UPDATED Feb. 16, 12:45 p.m. We clarified language in paragraph three regarding the court history of the 21 individuals arrested.

U.S. Immigration and Customs Enforcement activity over the past year has impacted Waltham residents’ ability to get a fair trial at the Waltham District Court.

When ICE officers arrest criminal defendants in the middle of the trial process, this can leave cases in a state of limbo, affecting the court, the defendants, their families, victims and witnesses.

ICE records obtained by the Deportation Data Project, a coalition of academics and lawyers compiling public information about ICE operations. Out of the 21 people who were arrested, three had previously been convicted of a crime and one had no criminal history known to ICE. The other 17 had ongoing court cases that had not yet been resolved at the time of their arrest.

The Waltham Times has been tracking 19 people with 20 active cases in the Waltham District Court who are currently in ICE custody or whom ICE has deported and are therefore unable to appear for their court dates.

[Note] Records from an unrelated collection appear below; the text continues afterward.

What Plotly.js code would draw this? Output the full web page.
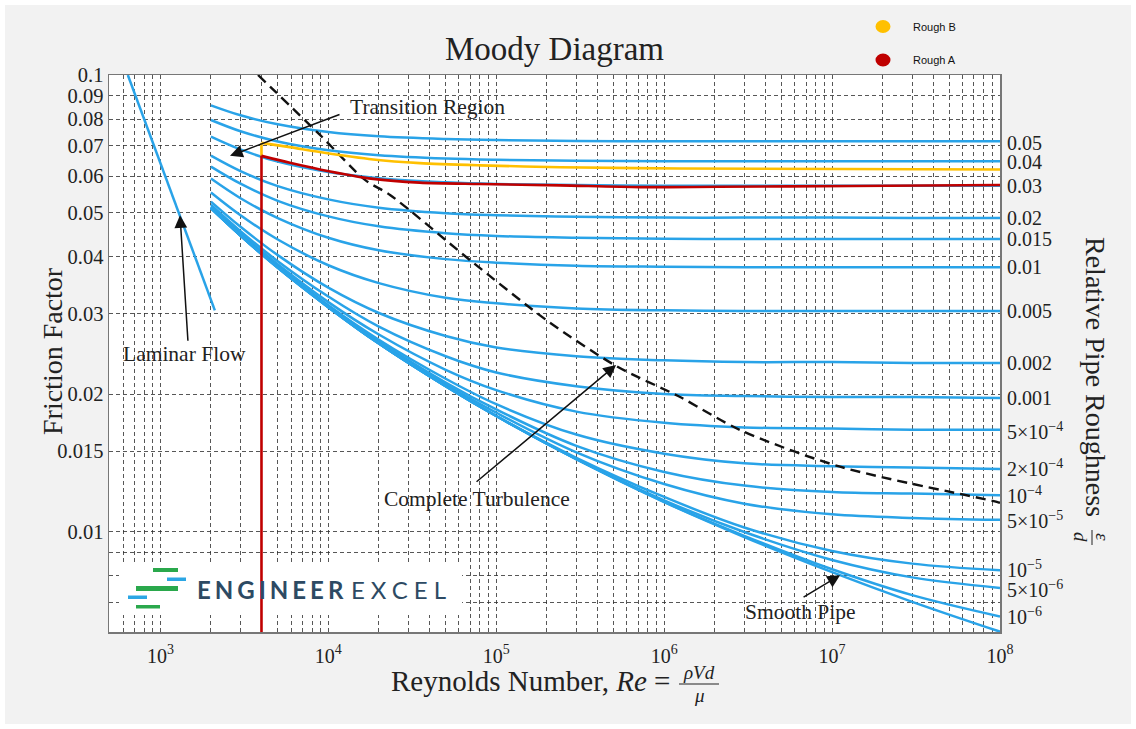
<!DOCTYPE html>
<html>
<head>
<meta charset="utf-8">
<title>Moody Diagram</title>
<script src="https://cdn.plot.ly/plotly-3.0.1.min.js"></script>
<style>
  html, body { margin: 0; padding: 0; background: #ffffff; }
  #chart { position: absolute; left: 5px; top: 5px; width: 1126px; height: 719px; }
</style>
</head>
<body>
<div id="chart"></div>
<script>
// Reynolds numbers at which the turbulent friction curves are sampled
const reynolds = [2000, 3000, 5000, 1e4, 2e4, 5e4, 1e5, 3e5, 1e6, 3e6, 1e7, 3e7, 1e8];

// Friction factor for each relative roughness, one value per Reynolds number above
const f_0_05  = [0.0858, 0.0816, 0.0780, 0.0750, 0.0734, 0.0724, 0.0720, 0.0717, 0.0716, 0.0716, 0.0716, 0.0716, 0.0716];
const f_0_04  = [0.0797, 0.0753, 0.0715, 0.0684, 0.0667, 0.0656, 0.0652, 0.0649, 0.0647, 0.0647, 0.0647, 0.0647, 0.0647];
const f_0_03  = [0.0733, 0.0687, 0.0646, 0.0613, 0.0594, 0.0582, 0.0577, 0.0574, 0.0572, 0.0572, 0.0572, 0.0572, 0.0572];
const f_0_02  = [0.0666, 0.0616, 0.0571, 0.0534, 0.0512, 0.0498, 0.0493, 0.0489, 0.0487, 0.0487, 0.0487, 0.0486, 0.0486];
const f_0_015 = [0.0630, 0.0578, 0.0530, 0.0490, 0.0466, 0.0450, 0.0444, 0.0440, 0.0438, 0.0437, 0.0437, 0.0437, 0.0437];
const f_0_01  = [0.0593, 0.0537, 0.0486, 0.0440, 0.0413, 0.0395, 0.0388, 0.0382, 0.0380, 0.0379, 0.0379, 0.0379, 0.0379];
const f_0_005 = [0.0553, 0.0493, 0.0436, 0.0383, 0.0350, 0.0325, 0.0316, 0.0308, 0.0305, 0.0304, 0.0304, 0.0304, 0.0304];
const f_0_002 = [0.0528, 0.0465, 0.0403, 0.0342, 0.0301, 0.0268, 0.0253, 0.0242, 0.0237, 0.0235, 0.0235, 0.0234, 0.0234];
const f_0_001 = [0.0520, 0.0455, 0.0391, 0.0327, 0.0281, 0.0242, 0.0223, 0.0208, 0.0200, 0.0198, 0.0197, 0.0197, 0.0196];
const f_5e_4  = [0.0515, 0.0450, 0.0385, 0.0318, 0.0270, 0.0226, 0.0204, 0.0183, 0.0173, 0.0169, 0.0168, 0.0167, 0.0167];
const f_2e_4  = [0.0513, 0.0447, 0.0381, 0.0313, 0.0263, 0.0216, 0.0190, 0.0163, 0.0148, 0.0141, 0.0139, 0.0138, 0.0137];
const f_1e_4  = [0.0512, 0.0446, 0.0380, 0.0312, 0.0261, 0.0212, 0.0185, 0.0154, 0.0135, 0.0126, 0.0122, 0.0121, 0.0120];
const f_5e_5  = [0.0511, 0.0445, 0.0379, 0.0311, 0.0259, 0.0210, 0.0182, 0.0149, 0.0127, 0.0115, 0.0109, 0.0107, 0.0106];
const f_1e_5  = [0.0511, 0.0445, 0.0379, 0.0310, 0.0258, 0.0208, 0.0179, 0.0145, 0.0119, 0.0102, 0.00906, 0.00850, 0.00822];
const f_5e_6  = [0.0511, 0.0445, 0.0379, 0.0310, 0.0258, 0.0208, 0.0179, 0.0144, 0.0117, 0.00997, 0.00866, 0.00793, 0.00752];
const f_1e_6  = [0.0511, 0.0445, 0.0378, 0.0310, 0.0258, 0.0208, 0.0179, 0.0144, 0.0116, 0.00978, 0.00826, 0.00725, 0.00651];
const f_smooth = [0.0511, 0.0445, 0.0378, 0.0310, 0.0258, 0.0208, 0.0179, 0.0144, 0.0116, 0.00972, 0.00814, 0.00701, 0.00603];

// Relative roughness labels printed at the right-hand end of each curve
const roughnessLabels = ['0.05', '0.04', '0.03', '0.02', '0.015', '0.01', '0.005', '0.002', '0.001',
  '5×10<sup>−4</sup>', '2×10<sup>−4</sup>', '10<sup>−4</sup>', '5×10<sup>−5</sup>',
  '10<sup>−5</sup>', '5×10<sup>−6</sup>', '10<sup>−6</sup>'];
const roughnessCurves = [f_0_05, f_0_04, f_0_03, f_0_02, f_0_015, f_0_01, f_0_005, f_0_002, f_0_001,
  f_5e_4, f_2e_4, f_1e_4, f_5e_5, f_1e_5, f_5e_6, f_1e_6];

// Laminar flow, f = 64/Re
const laminarRe = [640, 2110];
const laminarF  = [0.1, 0.0305];

// Onset of complete turbulence (dashed boundary)
const turbulenceRe = [3814, 8928, 16550, 23310, 69850, 2.0e5, 5.22e5, 1.244e6, 2.83e6, 1.116e7, 9.57e7, 1e8];
const turbulenceF  = [0.1, 0.0739, 0.0589, 0.0546, 0.0393, 0.0290, 0.0230, 0.0197, 0.01668, 0.01386, 0.01161, 0.01155];

// Measured pipes
const roughBRe = [4000, 5900, 8900, 18500, 35000, 80000, 2.4e5, 1.24e6, 1e8];
const roughBF  = [0.0710, 0.0695, 0.0678, 0.0653, 0.0641, 0.0634, 0.0628, 0.0624, 0.0621];
const roughARe = [4000, 5900, 8900, 18500, 35000, 80000, 2.4e5, 7.2e5, 2.1e6, 1.3e7, 1e8];
const roughAF  = [0.0665, 0.0642, 0.0621, 0.0592, 0.0581, 0.0577, 0.0573, 0.0568, 0.0569, 0.0571, 0.0574];
const entryRe      = [4000, 4000];
const roughAEntryF = [0.0055, 0.0665];
const roughBEntryF = [0.0665, 0.0710];

// Axis ticks
const decadeValues = [1e3, 1e4, 1e5, 1e6, 1e7, 1e8];
const decadeLabels = ['10<sup>3</sup>', '10<sup>4</sup>', '10<sup>5</sup>', '10<sup>6</sup>', '10<sup>7</sup>', '10<sup>8</sup>'];
const frictionTicks = [0.01, 0.015, 0.02, 0.03, 0.04, 0.05, 0.06, 0.07, 0.08, 0.09, 0.1];
const frictionTickLabels = ['0.01', '0.015', '0.02', '0.03', '0.04', '0.05', '0.06', '0.07', '0.08', '0.09', '0.1'];
const frictionMinor = [0.007, 0.008, 0.009];

// Annotated points (arrow tips)
const transitionTip = {re: 2598, f: 0.0665};
const laminarTip    = {re: 1309, f: 0.0493};
const turbulentTip  = {re: 5.17e5, f: 0.02315};
const smoothTip     = {re: 1.116e7, f: 0.00802};

// ---------------------------------------------------------------
const SERIF = '"Liberation Serif", "Times New Roman", serif';
const SANS = '"Liberation Sans", Arial, sans-serif';
const BLUE = 'rgb(41,163,232)';
const GOLD = '#ffc000';
const RED = '#c00000';
const GRID = 'rgba(45,45,45,0.8)';
const INK = '#222222';

// page pixel -> paper fraction (plot area spans x 109..1000, y 75..632 of the page)
const px = x => (x - 109) / 891;
const py = y => (632 - y) / 557;
// page pixel -> axis values (used to place the white panel behind the brand mark)
const pxRe = x => Math.pow(10, 2.694 + (x - 109) / 167.9);
const pyF = y => Math.pow(10, -1 - (y - 75) / 456.4);
const lg = Math.log10;

const xMinor = [];
for (let e = 2; e <= 7; e++) {
  for (let m = 2; m <= 9; m++) {
    const v = m * Math.pow(10, e);
    if (v > 500) xMinor.push(v);
  }
}

const traces = [];
roughnessCurves.concat([f_smooth]).forEach(arr => {
  traces.push({x: reynolds, y: arr, type: 'scatter', mode: 'lines',
    line: {color: BLUE, width: 2.5, shape: 'spline', smoothing: 1},
    hoverinfo: 'skip', showlegend: false});
});
traces.push({x: laminarRe, y: laminarF, type: 'scatter', mode: 'lines',
  line: {color: BLUE, width: 2.5}, hoverinfo: 'skip', showlegend: false});
traces.push({x: turbulenceRe, y: turbulenceF, type: 'scatter', mode: 'lines',
  line: {color: '#111111', width: 2.4, dash: '10px,6px', shape: 'spline', smoothing: 0.8},
  hoverinfo: 'skip', showlegend: false});
traces.push({x: roughBRe, y: roughBF, type: 'scatter', mode: 'lines', name: 'Rough B',
  line: {color: GOLD, width: 2.6, shape: 'spline', smoothing: 0.8}, showlegend: false});
traces.push({x: entryRe, y: roughBEntryF, type: 'scatter', mode: 'lines',
  line: {color: GOLD, width: 2.6}, hoverinfo: 'skip', showlegend: false});
traces.push({x: roughARe, y: roughAF, type: 'scatter', mode: 'lines', name: 'Rough A',
  line: {color: RED, width: 2.6, shape: 'spline', smoothing: 0.8}, showlegend: false});
traces.push({x: entryRe, y: roughAEntryF, type: 'scatter', mode: 'lines',
  line: {color: RED, width: 2.6}, hoverinfo: 'skip', showlegend: false});

const annotations = [];

// roughness labels at the right edge (small nudges keep neighbouring labels apart)
const labelNudge = [-2, -1, 0, 0, 0, 0, 0, 0, 0, -1, 1, 0, 0, 1, -1, 0];
roughnessCurves.forEach((arr, i) => {
  annotations.push({xref: 'paper', x: 1, xanchor: 'left', xshift: 6,
    yref: 'y', y: lg(arr[arr.length - 1]), yanchor: 'middle', yshift: labelNudge[i], borderpad: 0,
    text: roughnessLabels[i], showarrow: false,
    font: {family: SERIF, size: 20, color: INK}});
});

// arrows
function arrow(tip, ax, ay) {
  annotations.push({xref: 'x', yref: 'y', x: lg(tip.re), y: lg(tip.f), text: '',
    showarrow: true, ax: ax, ay: ay, arrowhead: 2, arrowsize: 1.7, arrowwidth: 1.5,
    arrowcolor: '#111111', standoff: 0, startstandoff: 0});
}
arrow(transitionTip, 111, -42);
arrow(laminarTip, 8, 127);
arrow(turbulentTip, -141, 118);
arrow(smoothTip, -38, 23);

function label(text, x, y, size, extra) {
  annotations.push(Object.assign({xref: 'paper', yref: 'paper', x: px(x), y: py(y),
    xanchor: 'center', yanchor: 'middle', text: text, showarrow: false, borderpad: 0,
    font: {family: SERIF, size: size, color: INK}}, extra || {}));
}
label('Transition Region', 427, 107, 21.5);
label('Laminar Flow', 184, 354, 21.5);
label('Complete Turbulence', 477, 499, 21.5);
label('Smooth Pipe', 800, 612, 21.5);

// axis titles
label('Friction Factor', 52, 351, 28, {textangle: -90});
label('Reynolds Number, <i>Re</i> =', 671, 681, 29, {xanchor: 'right'});
label('<i>ρVd</i>', 699, 672, 19);
label('<i>μ</i>', 699, 695, 19);
label('Relative Pipe Roughness', 1096, 377, 28, {textangle: 90});
label('<i>ε</i>', 1103, 537, 19, {textangle: 90});
label('<i>d</i>', 1081, 537, 19, {textangle: 90});

// legend
annotations.push({xref: 'paper', yref: 'paper', x: px(911), y: py(27), xanchor: 'left', yanchor: 'middle',
  text: 'Rough B', showarrow: false, font: {family: SANS, size: 11, color: '#111'}});
annotations.push({xref: 'paper', yref: 'paper', x: px(911), y: py(60), xanchor: 'left', yanchor: 'middle',
  text: 'Rough A', showarrow: false, font: {family: SANS, size: 11, color: '#111'}});

// brand mark
annotations.push({xref: 'paper', yref: 'paper', x: px(272), y: py(589), xanchor: 'center', yanchor: 'middle',
  text: 'ENGINEER', showarrow: false, font: {family: 'Lato, "DejaVu Sans", sans-serif', size: 24, weight: 700, color: '#2d4a63'}});
annotations.push({xref: 'paper', yref: 'paper', x: px(401), y: py(589), xanchor: 'center', yanchor: 'middle',
  text: 'EXCEL', showarrow: false, font: {family: 'Lato, "DejaVu Sans", sans-serif', size: 24, weight: 400, color: '#2d4a63'}});

const GREEN = '#2aa84c';
const LOGOBLUE = '#2ba6e4';
function bar(x0, x1, y0, y1, color) {
  return {type: 'rect', xref: 'paper', yref: 'paper', layer: 'above',
    x0: px(x0), x1: px(x1), y0: py(y1), y1: py(y0), fillcolor: color, line: {width: 0}};
}

const shapes = [
  // white panel behind the brand mark (sits over the grid, under the curves)
  {type: 'rect', xref: 'x', yref: 'y', layer: 'between',
    x0: pxRe(119), x1: pxRe(462), y0: pyF(615), y1: pyF(562), fillcolor: '#ffffff', line: {width: 0}},
  bar(153, 178, 568, 572, GREEN),
  bar(167, 186, 577.5, 581, LOGOBLUE),
  bar(136, 178, 586, 591, GREEN),
  bar(128, 147, 595.5, 599, LOGOBLUE),
  bar(136, 160, 605, 608.5, GREEN),
  // fraction bars
  {type: 'line', xref: 'paper', yref: 'paper', x0: px(679), x1: px(719), y0: py(684), y1: py(684),
    line: {color: INK, width: 1}},
  {type: 'line', xref: 'paper', yref: 'paper', x0: px(1092), x1: px(1092), y0: py(530), y1: py(545),
    line: {color: INK, width: 1}},
  // legend markers
  {type: 'circle', xref: 'paper', yref: 'paper', layer: 'above', x0: px(875.5), x1: px(890.5), y0: py(33), y1: py(20),
    fillcolor: GOLD, line: {width: 0}},
  {type: 'circle', xref: 'paper', yref: 'paper', layer: 'above', x0: px(875.5), x1: px(890.5), y0: py(66.5), y1: py(53.5),
    fillcolor: RED, line: {width: 0}}
];

const gridStyle = {showgrid: true, gridcolor: GRID, gridwidth: 1, griddash: '4px,3px'};

const layout = {
  width: 1126, height: 719,
  margin: {l: 104, r: 131, t: 70, b: 92, pad: 0},
  paper_bgcolor: '#f2f2f2',
  plot_bgcolor: '#ffffff',
  showlegend: false,
  font: {family: SERIF, color: INK},
  title: {text: 'Moody Diagram', font: {family: SERIF, size: 33, color: INK},
    xref: 'paper', x: 0.5, xanchor: 'center', yref: 'container', y: 1 - 43 / 719, yanchor: 'middle'},
  xaxis: Object.assign({type: 'log', range: [2.694, 8], tickmode: 'array', tickvals: decadeValues, ticktext: decadeLabels,
    tickfont: {family: SERIF, size: 20, color: INK}, ticks: '', ticklabelstandoff: 5,
    showline: true, linecolor: '#777777', linewidth: 1.5, mirror: true, zeroline: false,
    minor: Object.assign({tickmode: 'array', tickvals: xMinor, ticks: ''}, gridStyle)}, gridStyle),
  yaxis: Object.assign({type: 'log', range: [-2.2204, -1], tickmode: 'array', tickvals: frictionTicks, ticktext: frictionTickLabels,
    tickfont: {family: SERIF, size: 20.5, color: INK}, ticks: '', ticklabelstandoff: 0,
    showline: true, linecolor: '#777777', linewidth: 1.5, mirror: true, zeroline: false,
    minor: Object.assign({tickmode: 'array', tickvals: frictionMinor, ticks: ''}, gridStyle)}, gridStyle),
  annotations: annotations,
  shapes: shapes
};

Plotly.newPlot('chart', traces, layout, {displayModeBar: false, staticPlot: true}).then(() => {
  document.querySelectorAll('.annotation-text').forEach(t => {
    if (t.textContent === 'ENGINEER') t.style.letterSpacing = '4px';
    if (t.textContent === 'EXCEL') t.style.letterSpacing = '6px';
  });
});
</script>
</body>
</html>
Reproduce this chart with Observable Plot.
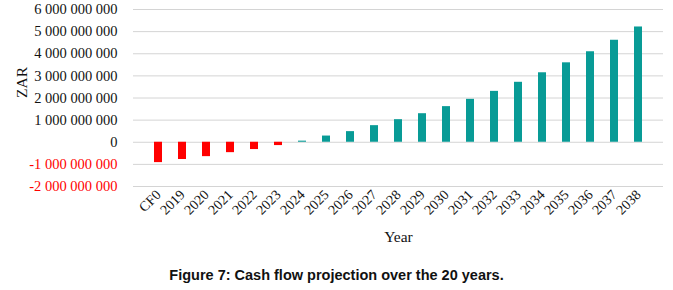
<!DOCTYPE html>
<html>
<head>
<meta charset="utf-8">
<script src="https://cdn.jsdelivr.net/npm/d3@7"></script>
<script src="https://cdn.jsdelivr.net/npm/@observablehq/plot@0.6"></script>
<style>
  html, body { margin: 0; padding: 0; background: #fff; }
  #chart { width: 673px; }
  #caption { width: 673px; text-align: center; font: bold 14.5px "Liberation Sans", Arial, sans-serif; color: #111; margin-top: 13px; }
</style>
</head>
<body>
<div id="chart"></div>
<div id="caption">Figure 7: Cash flow projection over the 20 years.</div>
<script>
const years = ["CF0","2019","2020","2021","2022","2023","2024","2025","2026","2027","2028","2029","2030","2031","2032","2033","2034","2035","2036","2037","2038"];
const cashFlow = [-920e6,-780e6,-650e6,-470e6,-330e6,-150e6,50e6,280e6,480e6,750e6,1020e6,1290e6,1610e6,1940e6,2300e6,2710e6,3140e6,3590e6,4090e6,4610e6,5210e6];
const yTicks = [-2e9,-1e9,0,1e9,2e9,3e9,4e9,5e9,6e9];
const negColor = "#ff0000";
const posColor = "#089b96";

const data = years.map((y, i) => ({year: y, value: cashFlow[i]}));
const fmt = v => (v < 0 ? "-" : "") + d3.format(",")(Math.abs(v)).replace(/,/g, " ");
const serif = '"Liberation Serif", "Times New Roman", serif';

const plot = Plot.plot({
  width: 673,
  height: 254,
  marginLeft: 133,
  marginRight: 10,
  marginTop: 9,
  marginBottom: 68,
  style: {fontFamily: serif, fontSize: "14.5px", color: "#111"},
  x: {domain: years, padding: 0.66, label: null},
  y: {domain: [-2e9, 6e9], label: null},
  marks: [
    Plot.gridY(yTicks, {stroke: "#d4d4d4", strokeOpacity: 1, strokeWidth: 1}),
    Plot.barY(data, {x: "year", y: "value", fill: d => d.value < 0 ? negColor : posColor}),
    Plot.axisY(yTicks.filter(v => v >= 0), {tickSize: 0, tickPadding: 16, tickFormat: fmt, fill: "#111", label: null, fontSize: "14.5px"}),
    Plot.axisY(yTicks.filter(v => v < 0), {tickSize: 0, tickPadding: 16, tickFormat: fmt, fill: negColor, label: null, fontSize: "14.5px"}),
    Plot.axisX({tickSize: 0, tickRotate: -45, tickPadding: 6, label: null, fontSize: "14px"}),
    Plot.text(["ZAR"], {frameAnchor: "left", dx: -111, rotate: -90, fontSize: 15.5, fill: "#111"}),
    Plot.text(["Year"], {frameAnchor: "bottom", dy: 55, fontSize: 15.5, fill: "#111"})
  ]
});
document.getElementById("chart").appendChild(plot);
</script>
</body>
</html>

“It was more common — certainly until this most recent ramp-up — that immigration would generally wait until a case was resolved before they would seize somebody. But now I’m seeing it occur while a case is pending,” said Woburn-based attorney Neil Tassel.

Other lawyers from Greater Boston also said they’ve seen more ICE arrests happen in front of courthouses across the region.

Lowell-based attorney Anthony Puopolo in a September interview with The Waltham Times said he, too, had noticed an increase in ICE detainments involving individuals with active court cases. “It’s not a dramatic uptick … but there is an obvious [change],” he said.

A Boston-based attorney who specializes in deportation cases and requested anonymity fearing retribution against the immigration organizations with which she works, said ICE agents seem to be arresting individuals who’ve been arrested for a crime but not yet been arraigned. She said those individuals had not yet been assigned public defenders. She also said there’s often no one in the court system responsible for knowing their whereabouts.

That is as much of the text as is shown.